Tra tutte le partner che ha avuto sul palco dell’Ariston, qual è quella che l’ha sorpresa di più?
«È stata Valeria Mazza. Era una bellissima modella argentina che avevo visto in una foto durante una sfilata. L’avevo chiamata per incontrarla a Roma. Quando è arrivata all’appuntamento a Cinecittà aveva fatto 48 ore di viaggio, non si era pettinata, non si era fatta una doccia, era venuta direttamente lì dall’aeroporto. L’ho vista e ho pensato: “Ammazza che racchia che ho preso!”. Lei ha capito che io ero rimasto sorpreso da questa sua poca avvenenza e ha detto: “Mi dà un po’ di tempo?”. È andata in bagno, si è rinfrescata, si è pettinata e si è messa un velo di fondotinta. Quando è riapparsa sembrava una Madonna, era di una bellezza straordinaria. Mi ha colpito anche perché lei, nata in Argentina e figlia di padre portoghese, parlava un italiano perfetto: non ha mai fatto nemmeno una papera».

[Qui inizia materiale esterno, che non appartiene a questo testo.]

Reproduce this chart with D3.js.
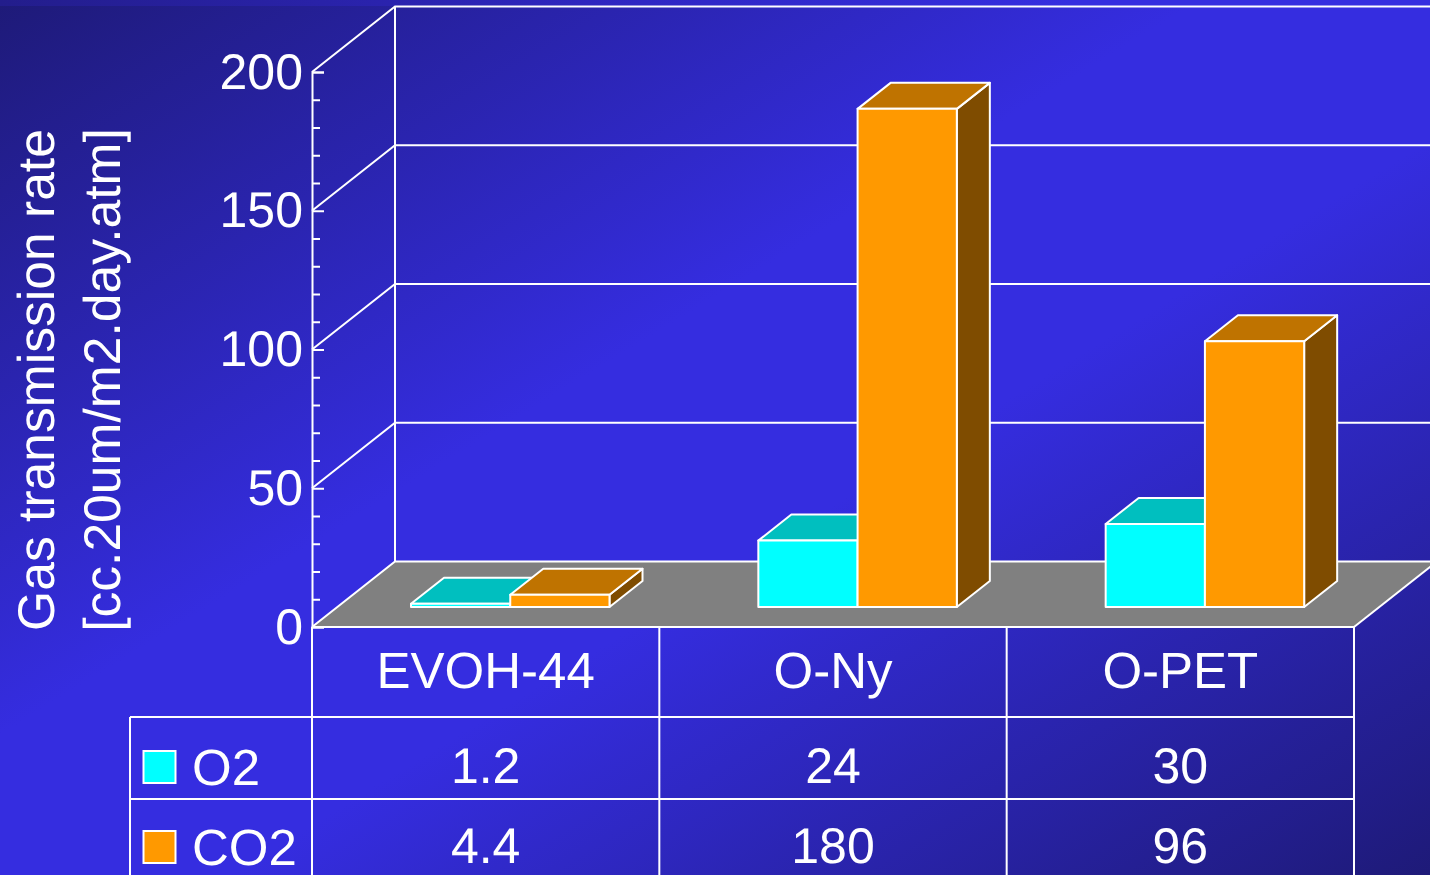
<!DOCTYPE html>
<html>
<head>
<meta charset="utf-8">
<script src="https://cdn.jsdelivr.net/npm/d3@7"></script>
<style>
  html, body { margin: 0; padding: 0; overflow: hidden; background: #352ee0; }
  text { font-family: "Liberation Sans", Arial, sans-serif; fill: #fff; text-rendering: geometricPrecision; }
</style>
</head>
<body>
<div id="chart"></div>
<script>
// values
const categories = ["EVOH-44", "O-Ny", "O-PET"]
const seriesNames = ["O2", "CO2"]
const o2Values = [1.2, 24, 30]
const co2Values = [4.4, 180, 96]
const majorTicks = [0, 50, 100, 150, 200]
const minorTicks = [10, 20, 30, 40, 60, 70, 80, 90, 110, 120, 130, 140, 160, 170, 180, 190]
const axisTitle = ["Gas transmission rate", "[cc.20um/m2.day.atm]"]

const width = 1430
const height = 875

// the 3d box: front plane and how far the back wall is pushed
const plot = { left: 312, right: 1354, top: 72, bottom: 627 }
const depth = { x: 83, y: -65.5 }
const barDepth = { x: 33, y: -26 }
const barBase = 607 // bars stand a bit behind the front edge of the floor
const lineW = 2

const colors = {
    O2: { front: "#00ffff", top: "#00bfbf" },
    CO2: { front: "#ff9900", top: "#bf7300", side: "#7f4c00" }
}

const svg = d3.select("#chart").append("svg")
    .attr("width", width)
    .attr("height", height)
    .style("display", "block")

// background
const defs = svg.append("defs")
const grad = defs.append("linearGradient")
    .attr("id", "bg")
    .attr("x1", 0).attr("y1", 0).attr("x2", 1).attr("y2", 1)
grad.append("stop").attr("offset", "0%").attr("stop-color", "#1e1a78")
grad.append("stop").attr("offset", "42%").attr("stop-color", "#352de0")
grad.append("stop").attr("offset", "58%").attr("stop-color", "#352de0")
grad.append("stop").attr("offset", "100%").attr("stop-color", "#1e1a78")

// thin lighter strip along the very top of the slide
const strip = defs.append("linearGradient").attr("id", "strip")
strip.append("stop").attr("offset", "0%").attr("stop-color", "#231d8c")
strip.append("stop").attr("offset", "45%").attr("stop-color", "#2f27c4")
strip.append("stop").attr("offset", "75%").attr("stop-color", "#352ee0")

svg.append("rect")
    .attr("width", width)
    .attr("height", height)
    .attr("fill", "url(#bg)")
svg.append("rect")
    .attr("width", width)
    .attr("height", 6)
    .attr("fill", "url(#strip)")

// scales
const x = d3.scaleBand().domain(categories).range([plot.left, plot.right])
const y = d3.scaleLinear().domain([0, 200]).range([plot.bottom, plot.top])
const yBar = d3.scaleLinear().domain([0, 200]).range([barBase, barBase - 553.5])
const inner = d3.scaleBand().domain(seriesNames).range([99, 297.5])

const line = d3.line()

// grey floor
svg.append("path")
    .attr("d", line([
        [plot.left, plot.bottom],
        [plot.left + depth.x, plot.bottom + depth.y],
        [plot.right + depth.x, plot.bottom + depth.y],
        [plot.right, plot.bottom]
    ]) + "Z")
    .attr("fill", "#808080")

const wall = svg.append("g")
    .attr("fill", "none")
    .attr("stroke", "#fff")
    .attr("stroke-width", lineW)

// gridlines on the back wall and the side wall
majorTicks.forEach(t => {
    wall.append("path").attr("d", line([
        [plot.left, y(t)],
        [plot.left + depth.x, y(t) + depth.y],
        [plot.right + depth.x, y(t) + depth.y]
    ]))
})
wall.append("path").attr("d", line([
    [plot.left + depth.x, y(200) + depth.y],
    [plot.left + depth.x, y(0) + depth.y]
]))
wall.append("path").attr("d", line([
    [plot.right, plot.bottom],
    [plot.right + depth.x, plot.bottom + depth.y]
]))

// bars
const bars = []
categories.forEach((c, i) => {
    bars.push({ cat: c, name: "O2", value: o2Values[i] })
    bars.push({ cat: c, name: "CO2", value: co2Values[i] })
})

const barGroups = svg.selectAll(".bar")
    .data(bars)
    .enter()
    .append("g")
    .attr("class", "bar")
    .attr("stroke", "#fff")
    .attr("stroke-width", lineW)
    .attr("stroke-linejoin", "round")

// side face first, the next bar in the group covers it
barGroups.append("path")
    .attr("d", d => {
        const x1 = x(d.cat) + inner(d.name) + inner.bandwidth()
        const t = yBar(d.value)
        return line([[x1, barBase], [x1 + barDepth.x, barBase + barDepth.y], [x1 + barDepth.x, t + barDepth.y], [x1, t]]) + "Z"
    })
    .attr("fill", colors.CO2.side)

barGroups.append("path")
    .attr("d", d => {
        const x0 = x(d.cat) + inner(d.name)
        const x1 = x0 + inner.bandwidth()
        const t = yBar(d.value)
        return line([[x0, t], [x0 + barDepth.x, t + barDepth.y], [x1 + barDepth.x, t + barDepth.y], [x1, t]]) + "Z"
    })
    .attr("fill", d => colors[d.name].top)

barGroups.append("rect")
    .attr("x", d => x(d.cat) + inner(d.name))
    .attr("y", d => yBar(d.value))
    .attr("width", inner.bandwidth())
    .attr("height", d => barBase - yBar(d.value))
    .attr("fill", d => colors[d.name].front)

// y axis
const yAxis = d3.axisLeft(y)
    .tickValues(majorTicks)
    .tickSize(-12)
const yMinor = d3.axisLeft(y)
    .tickValues(minorTicks)
    .tickSize(-8)
    .tickFormat("")

svg.append("g")
    .attr("transform", "translate(" + plot.left + ",0)")
    .call(yMinor)
    .call(g => g.select(".domain").remove())
    .selectAll("line").attr("stroke", "#fff").attr("stroke-width", lineW)

svg.append("g")
    .attr("class", "y-axis")
    .attr("transform", "translate(" + plot.left + ",0)")
    .call(yAxis)
    .call(g => g.select(".domain").attr("stroke", "#fff").attr("stroke-width", lineW))
    .call(g => g.selectAll("line").attr("stroke", "#fff").attr("stroke-width", lineW))
    .call(g => g.selectAll("text")
        .attr("x", -9)
        .attr("y", -2)
        .attr("dy", "0.36em")
        .style("font-size", "50px")
        .style("font-family", "'Liberation Sans', Arial, sans-serif")
        .attr("fill", "#fff"))

// axis title, two rotated lines
svg.selectAll(".axis-title")
    .data(axisTitle)
    .enter()
    .append("text")
    .attr("class", "axis-title")
    .text(d => d)
    .attr("transform", (d, i) => "translate(" + (54 + i * 66) + ",380) rotate(-90)")
    .attr("text-anchor", "middle")
    .style("font-size", "51.6px")

// data table under the chart
const rowLines = [717, 799]
const tableLines = svg.append("g").attr("stroke", "#fff").attr("stroke-width", lineW)

tableLines.append("line")
    .attr("x1", plot.left).attr("x2", plot.right)
    .attr("y1", plot.bottom).attr("y2", plot.bottom)
tableLines.selectAll(".row")
    .data(rowLines)
    .enter()
    .append("line")
    .attr("x1", 130).attr("x2", plot.right)
    .attr("y1", d => d).attr("y2", d => d)
tableLines.selectAll(".col")
    .data(categories.map(c => x(c)).concat(plot.right))
    .enter()
    .append("line")
    .attr("x1", d => d).attr("x2", d => d)
    .attr("y1", plot.bottom).attr("y2", height)
tableLines.append("line")
    .attr("x1", 130).attr("x2", 130)
    .attr("y1", rowLines[0]).attr("y2", height)

svg.selectAll(".cat-label")
    .data(categories)
    .enter()
    .append("text")
    .text(d => d)
    .attr("x", d => x(d) + x.bandwidth() / 2)
    .attr("y", 688)
    .attr("text-anchor", "middle")
    .style("font-size", "51px")

const rows = [
    { name: "O2", values: o2Values, base: 783, swatch: 751 },
    { name: "CO2", values: co2Values, base: 863, swatch: 831 }
]

rows.forEach(r => {
    svg.append("rect")
        .attr("x", 143.5)
        .attr("y", r.swatch)
        .attr("width", 32)
        .attr("height", 32)
        .attr("fill", colors[r.name].front)
        .attr("stroke", "#fff")
        .attr("stroke-width", lineW)
    svg.append("text")
        .text(r.name)
        .attr("x", 192)
        .attr("y", r.base + 2)
        .style("font-size", "51px")
    svg.selectAll(".val-" + r.name)
        .data(r.values)
        .enter()
        .append("text")
        .text(d => d)
        .attr("x", (d, i) => x(categories[i]) + x.bandwidth() / 2)
        .attr("y", r.base)
        .attr("text-anchor", "middle")
        .style("font-size", "50px")
})
</script>
</body>
</html>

Scene di pianto, agitazione, nervosismo dietro le quinte?
«Direi di no. Io prima di cominciare andavo camerino per camerino a fare un “in bocca al lupo” a tutti: un bacio, un abbraccio, una rosa. La rosa è stato sempre il mio cavallo di battaglia, era l’omaggio che facevo a ogni ospite e in questo modo tutti si tranquillizzavano».

C’è stato qualcuno che l’ha fatta arrabbiare?
«Mah, io ero talmente tranquillo delle scelte fatte che neutralizzavo qualunque nervosismo. La cosa più brutta fu quando ho dovuto squalificare Loredana Bertè nel 2008. La sua canzone “Musica e parole” era molto bella, la cantò la prima serata, poi si presentò un maestro e mi disse: “Guardi che la canzone della Bertè non è inedita. È stata depositata alla Siae con un altro titolo e sono stati venduti anche dei dischi”. Io telefonai alla Siae, che me lo confermò. Loredana era all’oscuro di tutto ma mio malgrado dovetti squalificarla. Per non umiliarla però la misi come ospite e le assegnai il premio della Sala stampa per poterla portare in palcoscenico lo stesso. Situazione antipatica, ma… le regole sono regole».

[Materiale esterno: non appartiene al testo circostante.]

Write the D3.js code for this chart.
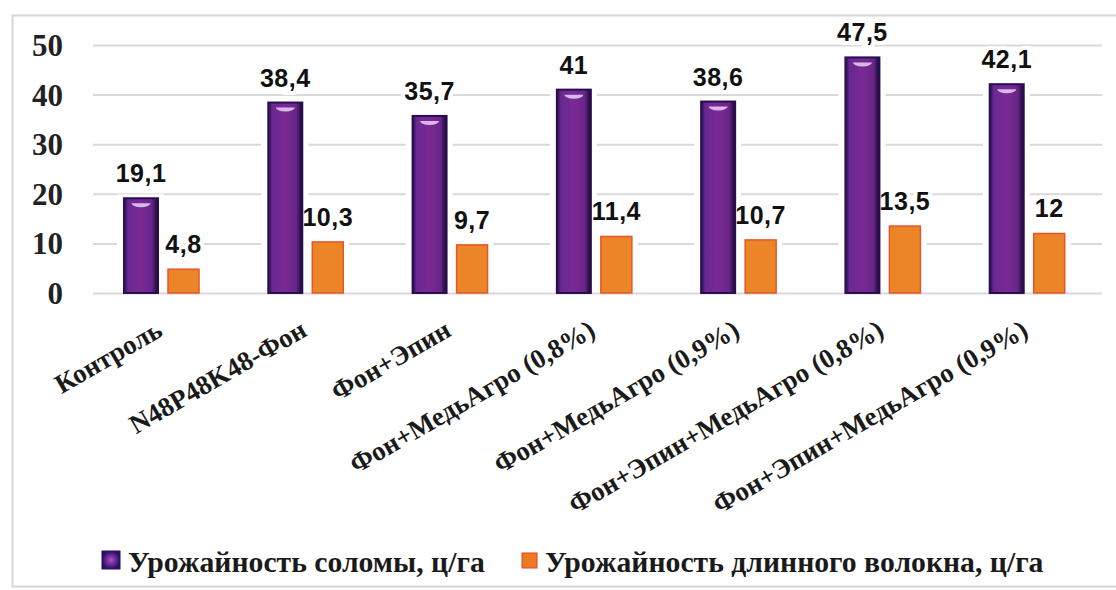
<!doctype html>
<html>
<head>
<meta charset="utf-8">
<title>Урожайность</title>
<script src="https://cdn.jsdelivr.net/npm/d3@7"></script>
<style>
  body { margin: 0; background: #fff; }
  .serif { font-family: "Liberation Serif", "Times New Roman", "DejaVu Serif", serif; font-weight: bold; }
  .sans { font-family: "Liberation Sans", Arial, sans-serif; font-weight: bold; }
</style>
</head>
<body>
<script>
// data
const categories = ["Контроль", "N48P48K48-Фон", "Фон+Эпин", "Фон+МедьАгро (0,8%)",
  "Фон+МедьАгро (0,9%)", "Фон+Эпин+МедьАгро (0,8%)", "Фон+Эпин+МедьАгро (0,9%)"];
const straw = [19.1, 38.4, 35.7, 41, 38.6, 47.5, 42.1];
const fiber = [4.8, 10.3, 9.7, 11.4, 10.7, 13.5, 12];
const seriesNames = ["Урожайность соломы, ц/га", "Урожайность длинного волокна, ц/га"];
const yTicks = [0, 10, 20, 30, 40, 50];

const w = 1116, h = 590;

const svg = d3.select("body").append("svg")
  .attr("width", w).attr("height", h);

svg.append("rect").attr("width", w).attr("height", h).attr("fill", "#fff");

// outer frame
svg.append("rect")
  .attr("x", 12.5).attr("y", 15.5)
  .attr("width", 1130).attr("height", 571)
  .attr("fill", "none").attr("stroke", "#d6d6d6").attr("stroke-width", 2);

const defs = svg.append("defs");
const grad = defs.append("linearGradient").attr("id", "purp");
grad.append("stop").attr("offset", "0%").attr("stop-color", "#24104f");
grad.append("stop").attr("offset", "12%").attr("stop-color", "#6a2892");
grad.append("stop").attr("offset", "50%").attr("stop-color", "#782a94");
grad.append("stop").attr("offset", "82%").attr("stop-color", "#6a258a");
grad.append("stop").attr("offset", "100%").attr("stop-color", "#140830");

const rad = defs.append("radialGradient").attr("id", "purpLeg");
rad.append("stop").attr("offset", "0%").attr("stop-color", "#b04ad0");
rad.append("stop").attr("offset", "100%").attr("stop-color", "#2a1060");

// scales
const x = d3.scaleBand().domain(categories).range([90, 1100]);
const x1 = d3.scaleBand().domain([0, 1]).range([34, 111]).paddingInner(0.25);
const y = d3.scaleLinear().domain([0, 50]).range([293, 45]);

// grid
const grid = svg.append("g")
  .attr("transform", "translate(93,0)")
  .call(d3.axisLeft(y).tickValues(yTicks).tickSize(-(1102 - 93)).tickFormat(""));
grid.select(".domain").remove();
grid.selectAll("line").attr("stroke", "#d9d9d9").attr("stroke-width", 2);

// y tick labels
const yAxis = svg.append("g")
  .attr("transform", "translate(63,0)")
  .call(d3.axisLeft(y).tickValues(yTicks).tickSize(0).tickPadding(0));
yAxis.select(".domain").remove();
yAxis.attr("font-family", null).attr("font-size", null);
yAxis.selectAll("text")
  .attr("class", "serif")
  .style("font-size", "31px").attr("fill", "#222").attr("dy", "0.34em");

const rows = categories.map((c, i) => ({ cat: c, vals: [straw[i], fiber[i]] }));
const items = [];
rows.forEach(r => r.vals.forEach((v, k) => items.push({ cat: r.cat, v, k })));
const fmt = v => String(v).replace(".", ",");
const bx = d => x(d.cat) + x1(d.k);
const bw = d => d.k === 0 ? x1.bandwidth() + 1 : x1.bandwidth() - 2;

// white halos cutting the grid around labels and bars
svg.append("g").selectAll("text").data(items).enter().append("text")
  .attr("class", "sans")
  .attr("x", d => bx(d) + bw(d) / 2)
  .attr("y", d => y(d.v) - 16)
  .attr("text-anchor", "middle")
  .style("font-size", "25px").attr("letter-spacing", 0.5)
  .attr("fill", "#fff").attr("stroke", "#fff").attr("stroke-width", 8)
  .text(d => fmt(d.v));

svg.append("g").selectAll("rect").data(items).enter().append("rect")
  .attr("x", d => bx(d) - 7)
  .attr("y", d => y(d.v) - 4)
  .attr("width", d => bw(d) + 13)
  .attr("height", d => y(0) - y(d.v) + 2)
  .attr("fill", "#fff");

// bars
svg.append("g").selectAll("rect").data(items).enter().append("rect")
  .attr("x", bx)
  .attr("y", d => y(d.v))
  .attr("width", bw)
  .attr("height", d => y(0) - y(d.v))
  .attr("fill", d => d.k === 0 ? "url(#purp)" : "#ec8428")
  .attr("stroke", d => d.k === 0 ? "#2a0f50" : "#e4572a")
  .attr("stroke-width", d => d.k === 0 ? 2 : 1.5);

// glossy highlight on purple bars
svg.append("g").selectAll("path").data(items.filter(d => d.k === 0)).enter().append("path")
  .attr("d", d => {
    const cx = bx(d) + bw(d) / 2, ty = y(d.v) + 5, rx = bw(d) * 0.28;
    return `M${cx - rx},${ty} A${rx},4 0 0 0 ${cx + rx},${ty} Z`;
  })
  .attr("fill", "#e7c6f2").attr("opacity", 0.9);

// value labels
svg.append("g").selectAll("text").data(items).enter().append("text")
  .attr("class", "sans")
  .attr("x", d => bx(d) + bw(d) / 2)
  .attr("y", d => y(d.v) - 16)
  .attr("text-anchor", "middle")
  .style("font-size", "25px").attr("letter-spacing", 0.5)
  .attr("fill", "#111")
  .text(d => fmt(d.v));

// rotated category labels
svg.append("g").selectAll("text").data(categories).enter().append("text")
  .attr("class", "serif")
  .attr("transform", d => `translate(${x(d) + x.bandwidth() / 2 + 2},335) rotate(-30)`)
  .attr("text-anchor", "end")
  .style("font-size", "27px").attr("fill", "#1a1a1a")
  .text(d => d);

// legend
const legX = [102, 522];
const leg = svg.append("g").selectAll("g").data(seriesNames).enter().append("g")
  .attr("transform", (d, i) => `translate(${legX[i]},0)`);
leg.append("rect")
  .attr("y", (d, i) => i === 0 ? 551 : 553)
  .attr("width", (d, i) => i === 0 ? 18 : 15)
  .attr("height", (d, i) => i === 0 ? 18 : 15)
  .attr("fill", (d, i) => i === 0 ? "url(#purpLeg)" : "#ec7a22")
  .attr("stroke", (d, i) => i === 0 ? "#2a1060" : "#e4402a")
  .attr("stroke-width", 1);
leg.append("text")
  .attr("class", "serif")
  .attr("x", (d, i) => i === 0 ? 26 : 23)
  .attr("y", 572)
  .style("font-size", "29.7px").attr("fill", "#1a1a1a")
  .text(d => d);
</script>
</body>
</html>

Un momento difficile da gestire?
«Alla vittoria di “Si può dare di più” del trio Morandi-Tozzi-Ruggeri, al momento della riesecuzione del brano Gianni Morandi era seduto sulle scale della scenografia e piangeva. Gli chiesi: “Piangi per l’emozione?”. E lui: “No, piango perché è la più brutta vittoria della mia vita: io sto vincendo Sanremo e in questo stesso giorno muore Claudio Villa, il mio cantante di riferimento”. Gianni Morandi era cresciuto nella bottega del padre calzolaio con le canzoni di Claudio Villa e l’idea di vincere Sanremo mentre Claudio se ne stava andando gli metteva una tristezza infinita. Quello fu un momento delicato».

L’ospite che non è mai riuscito a portare sul palco?
«Mina. Era il mio sogno, ho fatto tutto il possibile per averla ma non c’è mai stato niente da fare. Per me Mina rimane ancora oggi a 79 anni la più grande cantante italiana».

Festeggia i 60 anni di carriera, che regalo vorrebbe ricevere?
«Non lo so, questo mestiere non bisogna farlo per ricevere gratitudine perché la gratitudine non è dell’uomo. Mi piacerebbe che la Rai mi dicesse: “Grazie”. Ma non me lo dirà mai».

Vuole fare un augurio ad Amadeus per il prossimo Festival?
«Con tutto il cuore, perché mi è simpatico, è un bravo ragazzo e ci ritroviamo spesso nello stesso ristorante. Abbiamo parlato tanto, lui aveva delle titubanze su Sanremo e gli ho sempre detto: “Fallo!”. Sono convinto che andrà benissimo».